WHAT YOU HAVE TO DO> Write out every entry precisely as given, leaving the pictures out.

DATASET CONTENT>
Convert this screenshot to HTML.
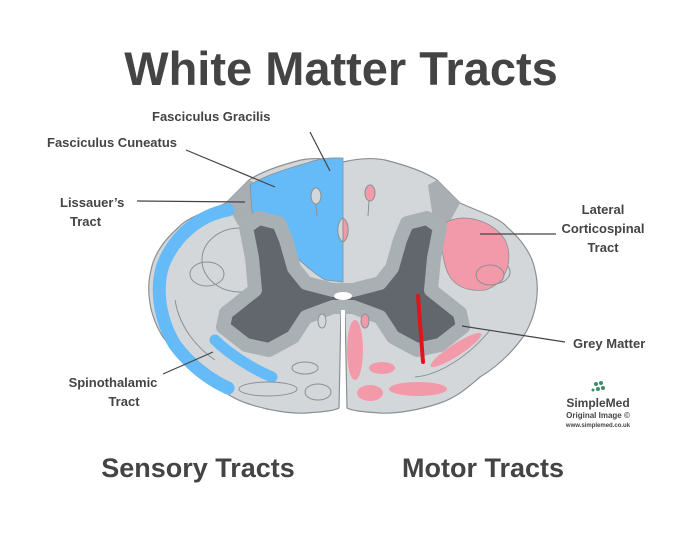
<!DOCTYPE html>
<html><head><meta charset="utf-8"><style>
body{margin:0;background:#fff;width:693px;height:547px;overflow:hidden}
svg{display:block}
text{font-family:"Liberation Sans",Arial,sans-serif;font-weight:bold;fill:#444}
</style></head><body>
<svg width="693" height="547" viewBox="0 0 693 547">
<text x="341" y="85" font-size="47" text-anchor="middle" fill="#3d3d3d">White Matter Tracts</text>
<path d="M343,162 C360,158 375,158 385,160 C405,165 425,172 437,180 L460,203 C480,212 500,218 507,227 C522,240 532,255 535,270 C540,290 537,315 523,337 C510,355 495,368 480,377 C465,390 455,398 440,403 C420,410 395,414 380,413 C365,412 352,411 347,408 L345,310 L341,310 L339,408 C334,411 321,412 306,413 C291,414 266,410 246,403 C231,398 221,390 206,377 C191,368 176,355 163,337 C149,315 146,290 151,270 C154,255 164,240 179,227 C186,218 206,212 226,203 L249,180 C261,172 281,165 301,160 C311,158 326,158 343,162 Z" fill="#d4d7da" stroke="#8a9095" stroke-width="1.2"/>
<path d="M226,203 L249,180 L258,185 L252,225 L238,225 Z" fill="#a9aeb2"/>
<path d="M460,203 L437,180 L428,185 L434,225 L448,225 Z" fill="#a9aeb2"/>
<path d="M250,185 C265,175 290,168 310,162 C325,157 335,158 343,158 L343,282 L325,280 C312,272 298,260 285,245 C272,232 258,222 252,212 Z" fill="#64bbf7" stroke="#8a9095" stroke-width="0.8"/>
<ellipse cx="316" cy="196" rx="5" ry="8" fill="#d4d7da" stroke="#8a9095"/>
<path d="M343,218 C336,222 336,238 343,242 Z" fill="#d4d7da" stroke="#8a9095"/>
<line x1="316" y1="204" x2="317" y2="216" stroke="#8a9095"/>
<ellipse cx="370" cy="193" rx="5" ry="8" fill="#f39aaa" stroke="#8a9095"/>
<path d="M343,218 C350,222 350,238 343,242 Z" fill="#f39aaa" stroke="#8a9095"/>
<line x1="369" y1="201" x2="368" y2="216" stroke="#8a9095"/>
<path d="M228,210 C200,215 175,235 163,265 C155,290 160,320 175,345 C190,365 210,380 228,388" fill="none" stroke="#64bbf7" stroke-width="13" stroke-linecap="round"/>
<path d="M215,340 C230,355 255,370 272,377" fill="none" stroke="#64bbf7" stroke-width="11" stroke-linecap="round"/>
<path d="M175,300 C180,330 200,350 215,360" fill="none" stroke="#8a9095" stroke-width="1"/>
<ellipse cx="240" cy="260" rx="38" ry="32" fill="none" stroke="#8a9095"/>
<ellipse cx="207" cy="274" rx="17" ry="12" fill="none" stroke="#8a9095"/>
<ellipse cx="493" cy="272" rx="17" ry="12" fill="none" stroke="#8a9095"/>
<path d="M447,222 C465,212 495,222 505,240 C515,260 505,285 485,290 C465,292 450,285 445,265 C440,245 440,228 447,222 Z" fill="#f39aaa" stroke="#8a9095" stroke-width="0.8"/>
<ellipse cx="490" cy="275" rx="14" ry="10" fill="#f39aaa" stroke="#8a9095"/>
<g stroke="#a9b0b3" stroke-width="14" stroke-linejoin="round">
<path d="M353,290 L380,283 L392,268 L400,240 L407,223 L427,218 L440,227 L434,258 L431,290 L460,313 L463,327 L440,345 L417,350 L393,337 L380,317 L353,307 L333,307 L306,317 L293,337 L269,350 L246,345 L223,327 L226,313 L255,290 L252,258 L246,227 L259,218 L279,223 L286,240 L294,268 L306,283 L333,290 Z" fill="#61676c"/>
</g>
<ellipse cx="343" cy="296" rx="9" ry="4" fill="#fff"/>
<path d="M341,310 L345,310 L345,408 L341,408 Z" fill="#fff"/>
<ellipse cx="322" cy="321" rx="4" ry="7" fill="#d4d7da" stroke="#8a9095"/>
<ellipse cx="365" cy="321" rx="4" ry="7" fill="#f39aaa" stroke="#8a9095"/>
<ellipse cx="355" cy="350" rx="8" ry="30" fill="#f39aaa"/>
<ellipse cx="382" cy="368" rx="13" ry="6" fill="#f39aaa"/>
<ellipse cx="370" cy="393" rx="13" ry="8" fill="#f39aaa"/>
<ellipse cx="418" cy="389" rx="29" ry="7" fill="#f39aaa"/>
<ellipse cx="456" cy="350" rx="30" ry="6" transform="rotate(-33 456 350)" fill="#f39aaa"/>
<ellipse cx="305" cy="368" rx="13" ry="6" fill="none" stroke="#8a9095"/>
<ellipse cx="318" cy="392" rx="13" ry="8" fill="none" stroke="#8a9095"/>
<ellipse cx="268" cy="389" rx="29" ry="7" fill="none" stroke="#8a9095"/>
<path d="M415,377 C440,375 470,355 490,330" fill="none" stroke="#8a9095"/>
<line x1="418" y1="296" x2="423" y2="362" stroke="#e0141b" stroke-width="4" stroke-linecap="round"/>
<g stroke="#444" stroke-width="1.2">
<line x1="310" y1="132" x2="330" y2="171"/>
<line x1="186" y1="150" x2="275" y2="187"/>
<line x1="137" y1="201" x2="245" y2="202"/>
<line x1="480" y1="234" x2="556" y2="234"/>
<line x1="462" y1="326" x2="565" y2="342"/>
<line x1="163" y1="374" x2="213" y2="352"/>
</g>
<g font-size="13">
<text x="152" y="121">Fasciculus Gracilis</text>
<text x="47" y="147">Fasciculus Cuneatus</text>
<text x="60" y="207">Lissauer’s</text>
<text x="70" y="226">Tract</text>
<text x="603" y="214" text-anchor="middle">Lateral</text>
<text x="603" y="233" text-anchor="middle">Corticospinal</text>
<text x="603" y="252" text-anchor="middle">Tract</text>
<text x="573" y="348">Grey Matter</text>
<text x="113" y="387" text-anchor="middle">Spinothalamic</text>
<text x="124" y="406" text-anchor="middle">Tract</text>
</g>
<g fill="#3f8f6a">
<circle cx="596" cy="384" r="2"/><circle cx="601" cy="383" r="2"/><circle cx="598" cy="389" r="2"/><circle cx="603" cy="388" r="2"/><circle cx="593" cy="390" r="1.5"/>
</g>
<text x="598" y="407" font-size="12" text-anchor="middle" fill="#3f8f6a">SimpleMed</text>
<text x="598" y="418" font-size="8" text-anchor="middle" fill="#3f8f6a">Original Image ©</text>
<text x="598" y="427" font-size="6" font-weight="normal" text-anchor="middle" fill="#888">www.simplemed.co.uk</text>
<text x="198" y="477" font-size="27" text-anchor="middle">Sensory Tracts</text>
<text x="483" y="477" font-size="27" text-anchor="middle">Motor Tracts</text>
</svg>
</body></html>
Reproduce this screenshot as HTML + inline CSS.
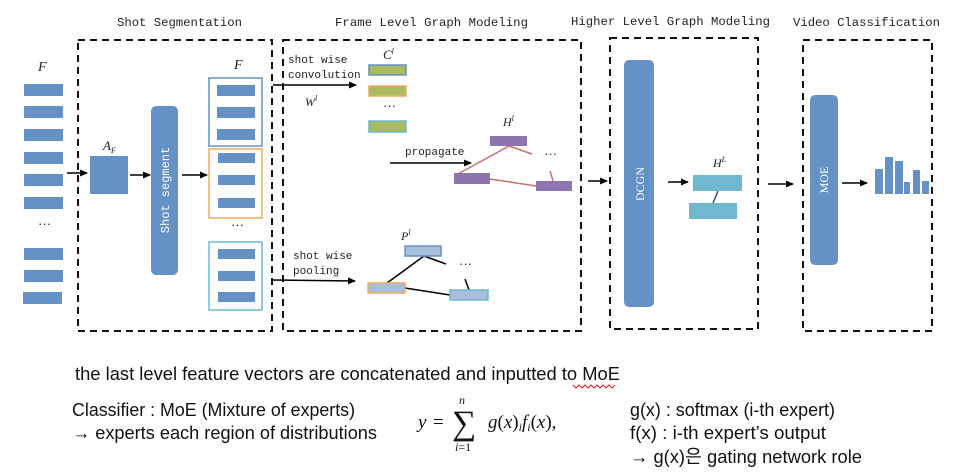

TASK RESULT>
Convert this screenshot to HTML.
<!DOCTYPE html>
<html><head><meta charset="utf-8"><style>
body{margin:0;background:#fff;width:693px;height:547px;overflow:hidden}
svg{display:block}
text{font-family:"Liberation Sans",Arial,sans-serif;font-weight:bold;fill:#444}
</style></head><body>
<svg width="693" height="547" viewBox="0 0 693 547">
<text x="341" y="85" font-size="47" text-anchor="middle" fill="#3d3d3d">White Matter Tracts</text>
<path d="M343,162 C360,158 375,158 385,160 C405,165 425,172 437,180 L460,203 C480,212 500,218 507,227 C522,240 532,255 535,270 C540,290 537,315 523,337 C510,355 495,368 480,377 C465,390 455,398 440,403 C420,410 395,414 380,413 C365,412 352,411 347,408 L345,310 L341,310 L339,408 C334,411 321,412 306,413 C291,414 266,410 246,403 C231,398 221,390 206,377 C191,368 176,355 163,337 C149,315 146,290 151,270 C154,255 164,240 179,227 C186,218 206,212 226,203 L249,180 C261,172 281,165 301,160 C311,158 326,158 343,162 Z" fill="#d4d7da" stroke="#8a9095" stroke-width="1.2"/>
<path d="M226,203 L249,180 L258,185 L252,225 L238,225 Z" fill="#a9aeb2"/>
<path d="M460,203 L437,180 L428,185 L434,225 L448,225 Z" fill="#a9aeb2"/>
<path d="M250,185 C265,175 290,168 310,162 C325,157 335,158 343,158 L343,282 L325,280 C312,272 298,260 285,245 C272,232 258,222 252,212 Z" fill="#64bbf7" stroke="#8a9095" stroke-width="0.8"/>
<ellipse cx="316" cy="196" rx="5" ry="8" fill="#d4d7da" stroke="#8a9095"/>
<path d="M343,218 C336,222 336,238 343,242 Z" fill="#d4d7da" stroke="#8a9095"/>
<line x1="316" y1="204" x2="317" y2="216" stroke="#8a9095"/>
<ellipse cx="370" cy="193" rx="5" ry="8" fill="#f39aaa" stroke="#8a9095"/>
<path d="M343,218 C350,222 350,238 343,242 Z" fill="#f39aaa" stroke="#8a9095"/>
<line x1="369" y1="201" x2="368" y2="216" stroke="#8a9095"/>
<path d="M228,210 C200,215 175,235 163,265 C155,290 160,320 175,345 C190,365 210,380 228,388" fill="none" stroke="#64bbf7" stroke-width="13" stroke-linecap="round"/>
<path d="M215,340 C230,355 255,370 272,377" fill="none" stroke="#64bbf7" stroke-width="11" stroke-linecap="round"/>
<path d="M175,300 C180,330 200,350 215,360" fill="none" stroke="#8a9095" stroke-width="1"/>
<ellipse cx="240" cy="260" rx="38" ry="32" fill="none" stroke="#8a9095"/>
<ellipse cx="207" cy="274" rx="17" ry="12" fill="none" stroke="#8a9095"/>
<ellipse cx="493" cy="272" rx="17" ry="12" fill="none" stroke="#8a9095"/>
<path d="M447,222 C465,212 495,222 505,240 C515,260 505,285 485,290 C465,292 450,285 445,265 C440,245 440,228 447,222 Z" fill="#f39aaa" stroke="#8a9095" stroke-width="0.8"/>
<ellipse cx="490" cy="275" rx="14" ry="10" fill="#f39aaa" stroke="#8a9095"/>
<g stroke="#a9b0b3" stroke-width="14" stroke-linejoin="round">
<path d="M353,290 L380,283 L392,268 L400,240 L407,223 L427,218 L440,227 L434,258 L431,290 L460,313 L463,327 L440,345 L417,350 L393,337 L380,317 L353,307 L333,307 L306,317 L293,337 L269,350 L246,345 L223,327 L226,313 L255,290 L252,258 L246,227 L259,218 L279,223 L286,240 L294,268 L306,283 L333,290 Z" fill="#61676c"/>
</g>
<ellipse cx="343" cy="296" rx="9" ry="4" fill="#fff"/>
<path d="M341,310 L345,310 L345,408 L341,408 Z" fill="#fff"/>
<ellipse cx="322" cy="321" rx="4" ry="7" fill="#d4d7da" stroke="#8a9095"/>
<ellipse cx="365" cy="321" rx="4" ry="7" fill="#f39aaa" stroke="#8a9095"/>
<ellipse cx="355" cy="350" rx="8" ry="30" fill="#f39aaa"/>
<ellipse cx="382" cy="368" rx="13" ry="6" fill="#f39aaa"/>
<ellipse cx="370" cy="393" rx="13" ry="8" fill="#f39aaa"/>
<ellipse cx="418" cy="389" rx="29" ry="7" fill="#f39aaa"/>
<ellipse cx="456" cy="350" rx="30" ry="6" transform="rotate(-33 456 350)" fill="#f39aaa"/>
<ellipse cx="305" cy="368" rx="13" ry="6" fill="none" stroke="#8a9095"/>
<ellipse cx="318" cy="392" rx="13" ry="8" fill="none" stroke="#8a9095"/>
<ellipse cx="268" cy="389" rx="29" ry="7" fill="none" stroke="#8a9095"/>
<path d="M415,377 C440,375 470,355 490,330" fill="none" stroke="#8a9095"/>
<line x1="418" y1="296" x2="423" y2="362" stroke="#e0141b" stroke-width="4" stroke-linecap="round"/>
<g stroke="#444" stroke-width="1.2">
<line x1="310" y1="132" x2="330" y2="171"/>
<line x1="186" y1="150" x2="275" y2="187"/>
<line x1="137" y1="201" x2="245" y2="202"/>
<line x1="480" y1="234" x2="556" y2="234"/>
<line x1="462" y1="326" x2="565" y2="342"/>
<line x1="163" y1="374" x2="213" y2="352"/>
</g>
<g font-size="13">
<text x="152" y="121">Fasciculus Gracilis</text>
<text x="47" y="147">Fasciculus Cuneatus</text>
<text x="60" y="207">Lissauer’s</text>
<text x="70" y="226">Tract</text>
<text x="603" y="214" text-anchor="middle">Lateral</text>
<text x="603" y="233" text-anchor="middle">Corticospinal</text>
<text x="603" y="252" text-anchor="middle">Tract</text>
<text x="573" y="348">Grey Matter</text>
<text x="113" y="387" text-anchor="middle">Spinothalamic</text>
<text x="124" y="406" text-anchor="middle">Tract</text>
</g>
<g fill="#3f8f6a">
<circle cx="596" cy="384" r="2"/><circle cx="601" cy="383" r="2"/><circle cx="598" cy="389" r="2"/><circle cx="603" cy="388" r="2"/><circle cx="593" cy="390" r="1.5"/>
</g>
<text x="598" y="407" font-size="12" text-anchor="middle" fill="#3f8f6a">SimpleMed</text>
<text x="598" y="418" font-size="8" text-anchor="middle" fill="#3f8f6a">Original Image ©</text>
<text x="598" y="427" font-size="6" font-weight="normal" text-anchor="middle" fill="#888">www.simplemed.co.uk</text>
<text x="198" y="477" font-size="27" text-anchor="middle">Sensory Tracts</text>
<text x="483" y="477" font-size="27" text-anchor="middle">Motor Tracts</text>
</svg>
</body></html>
Reproduce this screenshot as HTML + inline CSS.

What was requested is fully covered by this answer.